By Kathleen Flynn
NEW ORLEANS (Reuters -Louisiana’s governor on Wednesday posthumously pardoned Homer Plessy, the plaintiff in the landmark 1896 U.S. Supreme Court case that upheld the “separate but equal” doctrine and laid the legal foundation for decades of racial segregation.
Governor John Bel Edwards, who signed the pardon at a ceremony in New Orleans near the spot where Plessy was arrested in 1892 for riding a whites-only train car, traced a line from the historic case to racial inequities in U.S. society today.
“The stroke of my pen on this pardon, while momentous, it doesn’t erase generations of pain and discrimination,” Bel Edwards said. “We can all acknowledge we have a long ways to go, but this pardon is a step in the right direction.”

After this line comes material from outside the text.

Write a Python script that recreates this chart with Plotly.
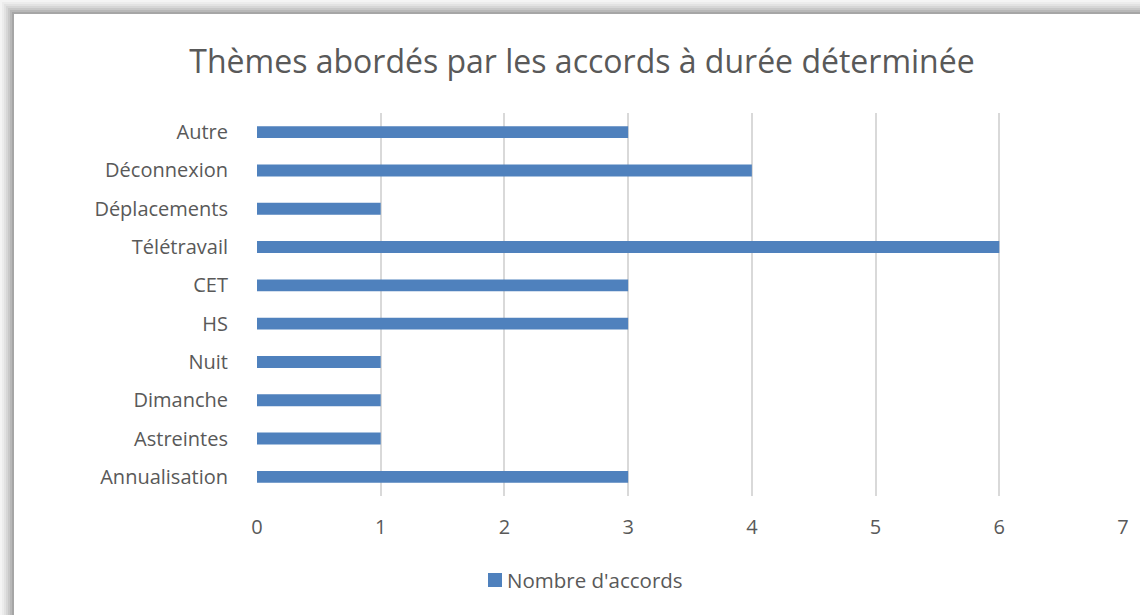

The official act follows a state board’s unanimous decision in November to recommend a pardon of Plessy, who deliberately sat in a whites-only rail car to test a Jim Crow-era law aimed at marginalizing him and other Black citizens after the Civil War.
Plessy, a shoemaker who was active in a civil rights group, was immediately arrested. His case was heard in Louisiana by Judge John Howard Ferguson, who ruled against Plessy, setting off a chain of events that led to the 1896 Supreme Court case.
Descendants of the Plessy and Ferguson families were at the event. Plessy, who was 30 years old at the time of his arrest, pleaded guilty in 1897 following the Supreme Court ruling and paid a $25 fine. He died in 1925.
“I feel like my feet are not touching the ground today because the ancestors are carrying me,” said Keith Plessy, a first cousin three times removed from Plessy. “Homer Plessy will have his way today.”
In the Plessy vs. Ferguson case, the Supreme Court judges ruled that separate public facilities could be provided to different racial groups as long as they were of equal quality.
The ruling provided the legal basis for segregating schools and other public facilities and held until the Supreme Court’s decision in a 1954 case known as Brown v. Board of Education, which started the process of ending racial segregation.
Governor Bel Edwards and other speakers at the event said the pardon highlighted the importance of acknowledging and educating the public about past injustices rather than promoting a sanitized version of history.
In some U.S. school districts, conservatives have sought to ban teaching of concepts from critical race theory, an academic framework that examines how racism has shaped American society.
“We cannot undo the wrongs of the past but we can and should acknowledge them and learn from them,” said Phoebe Ferguson, a descendant of Judge Ferguson.